Dado que nadie hemos pedido nacer, y por tanto no somos responsables de existir, la obligación de trabajar para vivir (o, peor aún, de vivir para trabajar) es una condena injusta contra la que alguna vez la humanidad tendrá que rebelarse. Que todos los terrícolas tuvieran sus necesidades básicas (techo, comida y abrigo) cubiertas sin tener que trabajárselas debería ser un empeño revolucionario, universal y superador de los dos grandes sistemas económicos fracasados, el capitalismo y el comunismo, al cabo dos variaciones sobre un mismo tema.

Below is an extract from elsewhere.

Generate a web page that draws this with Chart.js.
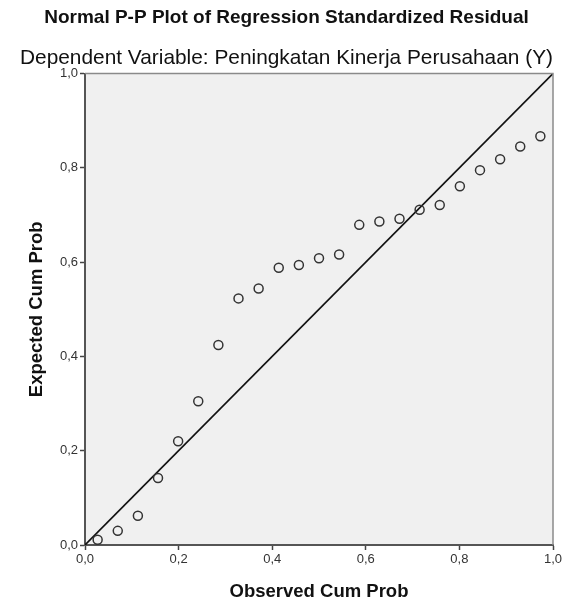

Una Biblia después, el Hijo del que nos expulsó de un paraíso gratuito aseguró que si los pájaros ni siembran ni cosechan ni acumulan en graneros, pero el Padre celestial los alimenta, y los lirios del campo crecen sin hilar ni fatigarse, no deberíamos preocuparnos por el precio de vivir, ya que Él sabe lo que necesitamos. El problema es que el Dios omnipotente del Génesis es hoy un mastodóntico Estado de insaciable voracidad que se alimenta de los impuestos que genera el sudor de la frente de sus súbditos, así que por ahora ni soñar con esa revolucionaria reforma laboral pendiente. A currar, malditos.